こちらの規定は上述の2パターンと異なり、対象は売掛債権のみで、貸付金等は含まれません。

そして、回収できる可能性がまだ残っているため、貸倒損失を計上(損金経理)する場合は

  • 備忘価額(1円以上)

を、取引先ごとに付しておく必要があります。

要件を満たしているからと、うっかり全額を損金経理してしまった場合は、損金の額に算入できなくなります。

たとえば

  • 200,000円の売掛金

について、会計上

  • (貸倒損失)200,000(売掛金)200,000

と経理してしまうと、税務上は

  • 貸倒損失否認 200,000(加算・留保)

の税務調整をすることになります。

損金の額に算入したい場合は、会計上

  • (貸倒損失)199,999(売掛金)199,999

のように経理する必要があります。

適用要件については、まず

  • 取引停止以後1年以上経過した場合

ですが、この

  • 取引停止日

には

  • 最後の弁済期日
  • 最後の弁済日

も含まれます。

これらのうち、最も遅い日から1年以上経過しているかどうかで判定します。

また、対象となる売掛債権は、継続取引によるもののみです。

1回限りの取引に対する売掛債権や、担保物がある場合も適用できません。

もうひとつの

  • 取立てが非合理である場合

には、まず

  • 支払の督促をしていること

が必要です。

その上で弁済がなく、現地へ赴くしかない状況で

  • 取立費用 > 売掛債権

となる場合が該当します。

たとえば、遠方の取引先の場合は、売掛債権より旅費交通費の方が高くついてしまうことがありますよね。
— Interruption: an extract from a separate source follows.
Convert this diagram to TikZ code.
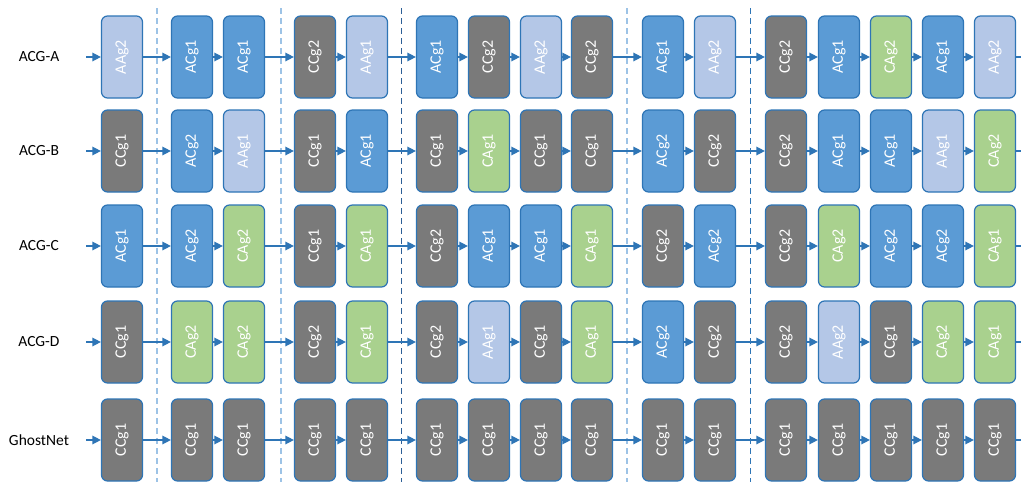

ちなみに、同一地域の取引先へまとめて取立てに行く場合は、それらの売掛債権の総額と比較します。

おわりに

法人税法上の貸倒損失の取扱いを解説しました。

金銭債権の回収は資金繰りに直結します。

期限を過ぎた場合は

くま税理士
くま税理士

まず督促をしましょう。

回収時の消込処理も大切ですが、回収期限についても、こまめに確認して管理しておきたいですね。